● **What is asked**
Repeat, exactly and in full, the lines of the listing below, but without any pictures.

Dataset records

** start **

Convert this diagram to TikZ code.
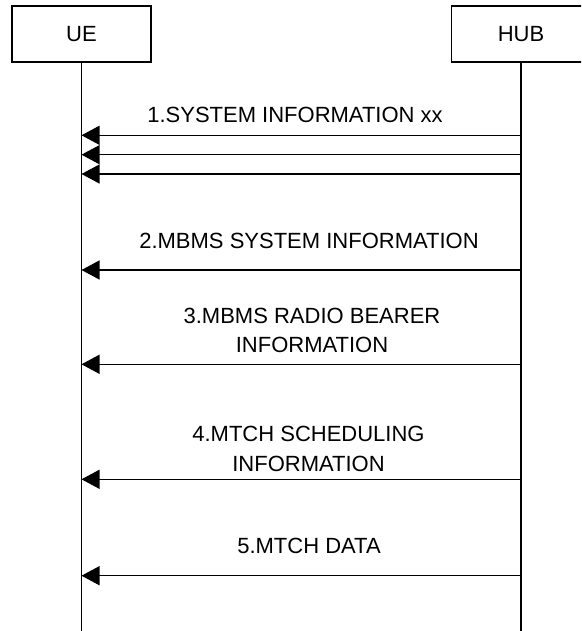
\documentclass[tikz,border=0pt]{standalone}
\usepackage{fontspec}
\setmainfont{Liberation Sans}
\usetikzlibrary{arrows.meta}
\begin{document}
\begin{tikzpicture}[x=1pt,y=-1pt,
  actor/.style={draw, line width=1.3pt, minimum width=139pt, minimum height=56pt, inner sep=0pt,
                font=\fontsize{22}{29.5}\selectfont},
  life/.style={line width=1.3pt},
  msg/.style={line width=1.3pt, -{Triangle[length=18pt,width=19pt]}},
  lbl/.style={anchor=south, inner sep=0pt, align=center, font=\fontsize{22}{29.5}\selectfont}]
\useasboundingbox (0,0) rectangle (581,631);
\clip (0,0) rectangle (581,631);
\node[actor] (ue) at (81.5,34) {UE};
\node[actor] (hub) at (521,34) {HUB};
\coordinate (ueend) at (81.5,631);
\coordinate (hubend) at (521,631);
\draw[life] (ue.south) -- (ueend);
\draw[life] (hub.south) -- (hubend);
% message end points on the lifelines
\foreach \n/\y in {a/135.3, b/154.7, c/174, d/270, e/364.3, f/479.3, g/575.7}{
  \coordinate (u\n) at (81.5,\y);
  \coordinate (h\n) at (521,\y);
}
\foreach \n in {a,b,c,d,e,f,g}{
  \draw[msg] (h\n) -- (u\n);
}
\node[lbl] (t1) at (295,123.3) {1.SYSTEM INFORMATION xx};
\node[lbl] (t2) at (309,249.3) {2.MBMS SYSTEM INFORMATION};
\node[lbl] (t3) at (312,353.3) {3.MBMS RADIO BEARER\\INFORMATION};
\node[lbl] (t4) at (308.5,471.7) {4.MTCH SCHEDULING\\INFORMATION};
\node[lbl] (t5) at (309,554) {5.MTCH DATA};
\end{tikzpicture}
\end{document}
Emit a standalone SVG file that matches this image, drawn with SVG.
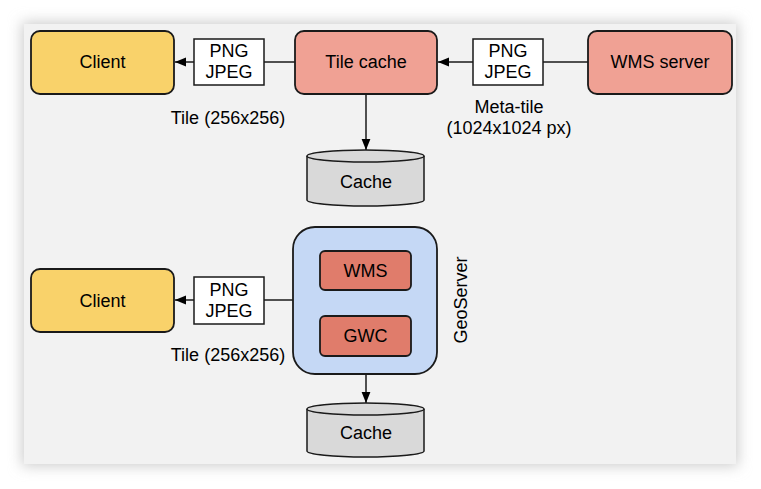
<svg xmlns="http://www.w3.org/2000/svg" width="761" height="489" viewBox="0 0 761 489">
<defs>
<filter id="sh" x="-10%" y="-10%" width="120%" height="120%"><feGaussianBlur stdDeviation="7"/></filter>
<marker id="ah" viewBox="0 0 10 10" refX="10" refY="5" markerWidth="11" markerHeight="11" markerUnits="userSpaceOnUse" orient="auto"><path d="M0,1 L10,5 L0,9 Z" fill="#000"/></marker>
</defs>
<style>
text{font-family:"Liberation Sans",Arial,sans-serif;font-size:18px;fill:#000;text-anchor:middle}
.box{stroke:#1a1a1a;stroke-width:1.8}
.client{fill:#f9d26a}
.salmon{fill:#f0a194}
.red{fill:#e07c6b}
.fmt{fill:#fff;stroke:#1a1a1a;stroke-width:1.5}
.cyl{fill:#d9d9d9;stroke:#1a1a1a;stroke-width:1.5}
.ln{stroke:#1a1a1a;stroke-width:1.5;fill:none}
</style>
<rect width="761" height="489" fill="#fff"/>
<rect x="22" y="22" width="716" height="444" fill="#ccc" filter="url(#sh)"/>
<rect x="24" y="24" width="712" height="440" fill="#f2f2f2"/>

<g id="connectors">
<line class="ln" x1="194" y1="62" x2="175" y2="62" marker-end="url(#ah)"/>
<line class="ln" x1="295" y1="62" x2="264" y2="62"/>
<line class="ln" x1="473" y1="62" x2="438" y2="62" marker-end="url(#ah)"/>
<line class="ln" x1="588" y1="62" x2="543" y2="62"/>
<line class="ln" x1="366" y1="94" x2="366" y2="150" marker-end="url(#ah)"/>
<line class="ln" x1="194" y1="300" x2="175" y2="300" marker-end="url(#ah)"/>
<line class="ln" x1="293" y1="300" x2="264" y2="300"/>
<line class="ln" x1="366" y1="356" x2="366" y2="403" marker-end="url(#ah)"/>
</g>

<g id="client1"><rect class="box client" x="31" y="31" width="143" height="63" rx="9"/><text x="102.5" y="68">Client</text></g>
<g id="fmt1"><rect class="fmt" x="194" y="39" width="70" height="46"/><text x="229" y="57">PNG</text><text x="229" y="78">JPEG</text></g>
<g id="tilecache"><rect class="box salmon" x="295" y="31" width="142" height="63" rx="9"/><text x="366" y="68">Tile cache</text></g>
<g id="fmt2"><rect class="fmt" x="473" y="39" width="70" height="46"/><text x="508" y="57">PNG</text><text x="508" y="78">JPEG</text></g>
<g id="wms-server"><rect class="box salmon" x="588" y="31" width="144" height="63" rx="9"/><text x="660" y="68">WMS server</text></g>
<g id="label-tile1"><text x="228" y="124">Tile (256x256)</text></g>
<g id="label-meta"><text x="509" y="113">Meta-tile</text><text x="509" y="134">(1024x1024 px)</text></g>
<g id="cache1"><path class="cyl" d="M307,156 L307,200 A58.5,6 0 0 0 424,200 L424,156"/><ellipse class="cyl" cx="365.5" cy="156" rx="58.5" ry="6"/><text x="366" y="188">Cache</text></g>

<g id="client2"><rect class="box client" x="31" y="269" width="143" height="63" rx="9"/><text x="102.5" y="307">Client</text></g>
<g id="fmt3"><rect class="fmt" x="194" y="277" width="70" height="47"/><text x="229" y="296">PNG</text><text x="229" y="317">JPEG</text></g>
<g id="label-tile2"><text x="228" y="361">Tile (256x256)</text></g>
<g id="geoserver"><rect class="box" fill="#c5d8f5" x="293" y="227" width="144" height="147" rx="22"/>
<text transform="translate(467,300) rotate(-90)" y="0">GeoServer</text></g>
<g id="wms"><rect class="box red" x="320" y="251" width="91" height="39" rx="5"/><text x="365.5" y="277">WMS</text></g>
<g id="gwc"><rect class="box red" x="320" y="316" width="91" height="40" rx="5"/><text x="365.5" y="342">GWC</text></g>
<g id="cache2"><path class="cyl" d="M307,409 L307,451 A58.5,6 0 0 0 424,451 L424,409"/><ellipse class="cyl" cx="365.5" cy="409" rx="58.5" ry="6"/><text x="366" y="439">Cache</text></g>
</svg>
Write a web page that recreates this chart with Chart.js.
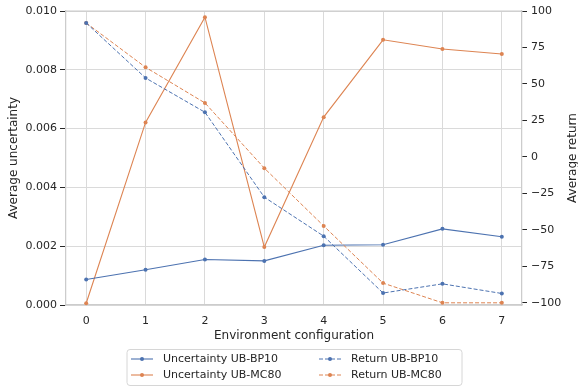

** end **

● **Answer**
Convert this diagram to TikZ code.
\documentclass[tikz,border=0pt]{standalone}
\usepackage{fontspec}
\setmainfont{Liberation Sans}
\usetikzlibrary{arrows.meta}
\begin{document}
\begin{tikzpicture}[x=1pt,y=-1pt,
  actor/.style={draw, line width=1.3pt, minimum width=139pt, minimum height=56pt, inner sep=0pt,
                font=\fontsize{22}{29.5}\selectfont},
  life/.style={line width=1.3pt},
  msg/.style={line width=1.3pt, -{Triangle[length=18pt,width=19pt]}},
  lbl/.style={anchor=south, inner sep=0pt, align=center, font=\fontsize{22}{29.5}\selectfont}]
\useasboundingbox (0,0) rectangle (581,631);
\clip (0,0) rectangle (581,631);
\node[actor] (ue) at (81.5,34) {UE};
\node[actor] (hub) at (521,34) {HUB};
\coordinate (ueend) at (81.5,631);
\coordinate (hubend) at (521,631);
\draw[life] (ue.south) -- (ueend);
\draw[life] (hub.south) -- (hubend);
% message end points on the lifelines
\foreach \n/\y in {a/135.3, b/154.7, c/174, d/270, e/364.3, f/479.3, g/575.7}{
  \coordinate (u\n) at (81.5,\y);
  \coordinate (h\n) at (521,\y);
}
\foreach \n in {a,b,c,d,e,f,g}{
  \draw[msg] (h\n) -- (u\n);
}
\node[lbl] (t1) at (295,123.3) {1.SYSTEM INFORMATION xx};
\node[lbl] (t2) at (309,249.3) {2.MBMS SYSTEM INFORMATION};
\node[lbl] (t3) at (312,353.3) {3.MBMS RADIO BEARER\\INFORMATION};
\node[lbl] (t4) at (308.5,471.7) {4.MTCH SCHEDULING\\INFORMATION};
\node[lbl] (t5) at (309,554) {5.MTCH DATA};
\end{tikzpicture}
\end{document}
Emit a standalone SVG file that matches this image, drawn with SVG.
<svg xmlns="http://www.w3.org/2000/svg" width="761" height="489" viewBox="0 0 761 489">
<defs>
<filter id="sh" x="-10%" y="-10%" width="120%" height="120%"><feGaussianBlur stdDeviation="7"/></filter>
<marker id="ah" viewBox="0 0 10 10" refX="10" refY="5" markerWidth="11" markerHeight="11" markerUnits="userSpaceOnUse" orient="auto"><path d="M0,1 L10,5 L0,9 Z" fill="#000"/></marker>
</defs>
<style>
text{font-family:"Liberation Sans",Arial,sans-serif;font-size:18px;fill:#000;text-anchor:middle}
.box{stroke:#1a1a1a;stroke-width:1.8}
.client{fill:#f9d26a}
.salmon{fill:#f0a194}
.red{fill:#e07c6b}
.fmt{fill:#fff;stroke:#1a1a1a;stroke-width:1.5}
.cyl{fill:#d9d9d9;stroke:#1a1a1a;stroke-width:1.5}
.ln{stroke:#1a1a1a;stroke-width:1.5;fill:none}
</style>
<rect width="761" height="489" fill="#fff"/>
<rect x="22" y="22" width="716" height="444" fill="#ccc" filter="url(#sh)"/>
<rect x="24" y="24" width="712" height="440" fill="#f2f2f2"/>

<g id="connectors">
<line class="ln" x1="194" y1="62" x2="175" y2="62" marker-end="url(#ah)"/>
<line class="ln" x1="295" y1="62" x2="264" y2="62"/>
<line class="ln" x1="473" y1="62" x2="438" y2="62" marker-end="url(#ah)"/>
<line class="ln" x1="588" y1="62" x2="543" y2="62"/>
<line class="ln" x1="366" y1="94" x2="366" y2="150" marker-end="url(#ah)"/>
<line class="ln" x1="194" y1="300" x2="175" y2="300" marker-end="url(#ah)"/>
<line class="ln" x1="293" y1="300" x2="264" y2="300"/>
<line class="ln" x1="366" y1="356" x2="366" y2="403" marker-end="url(#ah)"/>
</g>

<g id="client1"><rect class="box client" x="31" y="31" width="143" height="63" rx="9"/><text x="102.5" y="68">Client</text></g>
<g id="fmt1"><rect class="fmt" x="194" y="39" width="70" height="46"/><text x="229" y="57">PNG</text><text x="229" y="78">JPEG</text></g>
<g id="tilecache"><rect class="box salmon" x="295" y="31" width="142" height="63" rx="9"/><text x="366" y="68">Tile cache</text></g>
<g id="fmt2"><rect class="fmt" x="473" y="39" width="70" height="46"/><text x="508" y="57">PNG</text><text x="508" y="78">JPEG</text></g>
<g id="wms-server"><rect class="box salmon" x="588" y="31" width="144" height="63" rx="9"/><text x="660" y="68">WMS server</text></g>
<g id="label-tile1"><text x="228" y="124">Tile (256x256)</text></g>
<g id="label-meta"><text x="509" y="113">Meta-tile</text><text x="509" y="134">(1024x1024 px)</text></g>
<g id="cache1"><path class="cyl" d="M307,156 L307,200 A58.5,6 0 0 0 424,200 L424,156"/><ellipse class="cyl" cx="365.5" cy="156" rx="58.5" ry="6"/><text x="366" y="188">Cache</text></g>

<g id="client2"><rect class="box client" x="31" y="269" width="143" height="63" rx="9"/><text x="102.5" y="307">Client</text></g>
<g id="fmt3"><rect class="fmt" x="194" y="277" width="70" height="47"/><text x="229" y="296">PNG</text><text x="229" y="317">JPEG</text></g>
<g id="label-tile2"><text x="228" y="361">Tile (256x256)</text></g>
<g id="geoserver"><rect class="box" fill="#c5d8f5" x="293" y="227" width="144" height="147" rx="22"/>
<text transform="translate(467,300) rotate(-90)" y="0">GeoServer</text></g>
<g id="wms"><rect class="box red" x="320" y="251" width="91" height="39" rx="5"/><text x="365.5" y="277">WMS</text></g>
<g id="gwc"><rect class="box red" x="320" y="316" width="91" height="40" rx="5"/><text x="365.5" y="342">GWC</text></g>
<g id="cache2"><path class="cyl" d="M307,409 L307,451 A58.5,6 0 0 0 424,451 L424,409"/><ellipse class="cyl" cx="365.5" cy="409" rx="58.5" ry="6"/><text x="366" y="439">Cache</text></g>
</svg>
Write a web page that recreates this chart with Chart.js.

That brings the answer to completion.